“Here we are live on the red carpet at the 65th Annual Golden Globe Awards. Arriving on the red carpet right now is ... well, nobody. But if you squint real hard, I think you can see George Clooney standing behind the picket lines across the street. ... Back to you, Mary Hart!”
That was the scenario building for this weekend’s 65th annual Golden Globe Awards. But producers of the show have deftly sidestepped that tragic scenario by, well, canceling the Golden Globes. Yup, thanks to the Writers Guild strike, the celebrity-filled awards show has been canceled and replaced by a press conference in which someone will read off the names of the winners. That, my friends, is the magic of Hollywood.
The announcement, made less than a week before the telecast, followed intense and--none too surprisingly--acrimonious negotiations between the WGA and Dick Clark Productions, the company putting together the Golden Globes telecast. DCP had requested an interim agreement on the same basis as the one signed with David Letterman’s Worldwide Pants. That agreement, made independently of the Alliance of Motion Picture and Television Producers, has allowed “Late Show with David Letterman” to return to the airwaves along with its full staff of writers--giving Letterman a major advantage over fellow talk show hosts Leno and O’Brien, who have been forced to go back to work without the benefit of writers.
Lacking any such agreement, the Golden Globes would have been forced to contend with Guild picket lines crowding the red carpet. Screen Actors Guild President Alan Rosenberg said last weekend that none of the 70-plus nominated actors would cross a picket line to appear on the show. That would have left the star-studded show with a host and one big empty room. There was vague talk that if the show were not broadcast on television it could proceed as normal. But that’s the Hollywood equivalent of a tree falling in the forest: If a star-studded gala isn’t broadcast on television, did it really happen?
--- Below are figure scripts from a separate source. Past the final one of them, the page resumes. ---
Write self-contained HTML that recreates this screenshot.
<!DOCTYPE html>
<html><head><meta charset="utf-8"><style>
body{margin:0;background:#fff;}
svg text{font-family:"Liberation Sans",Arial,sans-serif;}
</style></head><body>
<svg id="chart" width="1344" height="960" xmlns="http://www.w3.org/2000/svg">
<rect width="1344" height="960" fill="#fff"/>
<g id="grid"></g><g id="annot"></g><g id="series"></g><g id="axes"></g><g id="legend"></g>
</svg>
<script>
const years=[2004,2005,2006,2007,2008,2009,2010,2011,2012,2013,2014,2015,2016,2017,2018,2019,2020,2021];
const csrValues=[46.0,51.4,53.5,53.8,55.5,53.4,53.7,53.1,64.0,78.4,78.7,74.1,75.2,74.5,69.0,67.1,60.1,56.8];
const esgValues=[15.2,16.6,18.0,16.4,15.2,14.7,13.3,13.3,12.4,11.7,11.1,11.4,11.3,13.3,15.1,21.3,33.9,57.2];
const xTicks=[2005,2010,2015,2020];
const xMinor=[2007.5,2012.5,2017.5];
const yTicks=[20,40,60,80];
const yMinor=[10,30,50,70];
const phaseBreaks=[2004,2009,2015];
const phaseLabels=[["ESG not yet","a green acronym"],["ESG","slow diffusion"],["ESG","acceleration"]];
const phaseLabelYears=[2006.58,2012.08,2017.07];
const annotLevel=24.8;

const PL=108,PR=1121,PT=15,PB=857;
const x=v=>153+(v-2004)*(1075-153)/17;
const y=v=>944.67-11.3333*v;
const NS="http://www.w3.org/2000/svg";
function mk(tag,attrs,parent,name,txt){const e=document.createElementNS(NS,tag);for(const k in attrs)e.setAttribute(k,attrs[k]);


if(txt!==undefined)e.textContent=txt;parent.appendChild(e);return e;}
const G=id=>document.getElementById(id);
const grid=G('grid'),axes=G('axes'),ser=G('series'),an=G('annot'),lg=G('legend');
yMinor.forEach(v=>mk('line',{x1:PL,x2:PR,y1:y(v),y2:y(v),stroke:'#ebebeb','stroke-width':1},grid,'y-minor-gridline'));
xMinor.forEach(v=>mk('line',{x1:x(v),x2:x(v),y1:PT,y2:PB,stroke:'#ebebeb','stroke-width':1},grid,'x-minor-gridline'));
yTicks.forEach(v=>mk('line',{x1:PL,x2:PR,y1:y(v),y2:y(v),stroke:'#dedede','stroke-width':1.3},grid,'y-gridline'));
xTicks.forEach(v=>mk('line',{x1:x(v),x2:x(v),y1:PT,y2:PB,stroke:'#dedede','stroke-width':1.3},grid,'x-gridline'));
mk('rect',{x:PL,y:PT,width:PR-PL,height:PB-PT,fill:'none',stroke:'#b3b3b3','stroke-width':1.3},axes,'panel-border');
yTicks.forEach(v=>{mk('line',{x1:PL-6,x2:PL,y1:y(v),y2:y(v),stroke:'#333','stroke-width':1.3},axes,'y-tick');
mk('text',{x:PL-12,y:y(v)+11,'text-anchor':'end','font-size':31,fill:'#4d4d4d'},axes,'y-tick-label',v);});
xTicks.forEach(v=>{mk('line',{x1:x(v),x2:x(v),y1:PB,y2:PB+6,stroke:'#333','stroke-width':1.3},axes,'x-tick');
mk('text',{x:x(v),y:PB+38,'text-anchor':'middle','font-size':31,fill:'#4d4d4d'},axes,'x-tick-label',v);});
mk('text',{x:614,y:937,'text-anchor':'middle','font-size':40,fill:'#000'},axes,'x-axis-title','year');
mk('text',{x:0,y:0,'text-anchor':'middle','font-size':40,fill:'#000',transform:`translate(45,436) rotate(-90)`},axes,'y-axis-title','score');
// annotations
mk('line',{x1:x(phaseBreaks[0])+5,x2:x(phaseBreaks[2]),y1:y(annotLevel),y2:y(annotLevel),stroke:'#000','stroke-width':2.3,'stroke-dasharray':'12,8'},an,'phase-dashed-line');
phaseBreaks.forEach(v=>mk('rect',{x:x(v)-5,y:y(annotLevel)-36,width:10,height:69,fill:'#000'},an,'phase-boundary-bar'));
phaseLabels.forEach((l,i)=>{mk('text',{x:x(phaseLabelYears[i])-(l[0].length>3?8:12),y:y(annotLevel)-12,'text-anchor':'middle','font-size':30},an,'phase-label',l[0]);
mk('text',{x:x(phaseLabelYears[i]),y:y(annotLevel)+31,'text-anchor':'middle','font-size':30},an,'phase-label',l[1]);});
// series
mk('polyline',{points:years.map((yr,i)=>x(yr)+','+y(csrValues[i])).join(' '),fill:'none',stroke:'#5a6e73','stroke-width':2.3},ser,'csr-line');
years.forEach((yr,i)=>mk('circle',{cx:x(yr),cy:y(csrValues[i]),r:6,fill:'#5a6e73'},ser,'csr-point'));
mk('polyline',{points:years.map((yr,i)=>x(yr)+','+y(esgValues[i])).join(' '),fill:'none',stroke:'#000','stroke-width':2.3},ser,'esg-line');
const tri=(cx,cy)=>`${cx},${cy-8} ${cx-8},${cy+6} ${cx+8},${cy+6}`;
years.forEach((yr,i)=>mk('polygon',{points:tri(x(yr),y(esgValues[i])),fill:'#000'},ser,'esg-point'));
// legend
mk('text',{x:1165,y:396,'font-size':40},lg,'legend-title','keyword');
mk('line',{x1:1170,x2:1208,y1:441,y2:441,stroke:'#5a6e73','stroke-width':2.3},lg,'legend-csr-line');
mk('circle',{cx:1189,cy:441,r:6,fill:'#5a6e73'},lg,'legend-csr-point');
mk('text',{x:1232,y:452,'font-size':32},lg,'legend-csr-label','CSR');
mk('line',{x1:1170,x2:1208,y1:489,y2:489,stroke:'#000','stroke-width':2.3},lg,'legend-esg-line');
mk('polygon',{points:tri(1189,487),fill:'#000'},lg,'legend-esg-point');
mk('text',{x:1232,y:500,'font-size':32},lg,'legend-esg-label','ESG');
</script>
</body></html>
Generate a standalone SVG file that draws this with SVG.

In the end, the WGA came down hard, refusing to support the Golden Globes telecast on the grounds that it essentially promotes the industry that it is striking against. The end result: No party for anyone.
NBC says it has pared down the three-hour telecast--normally filled with movie clips, tributes and star-powered speeches--to a one-hour news special. By eliminating the actors and branding it “news,” the show circumvents the WGA strike. It’s really a last-ditch attempt to save, not the awards themselves, but the millions of dollars in pre-sold advertising. The WGA initially agreed not to picket the press conference format, but NBC’s insistence on adding celebrity interviews, film clips and visits to after-parties to pad out the night’s coverage ticked off a few folks, resulting in the cancellation of most of the lavish studio parties. At this point, what actually airs on Sunday night is likely to be nothing to write home about.
“The 65 th Annual Golden Globe Awards” air (sort of) Sunday, Jan 13, at 7 p.m. on KOB-4.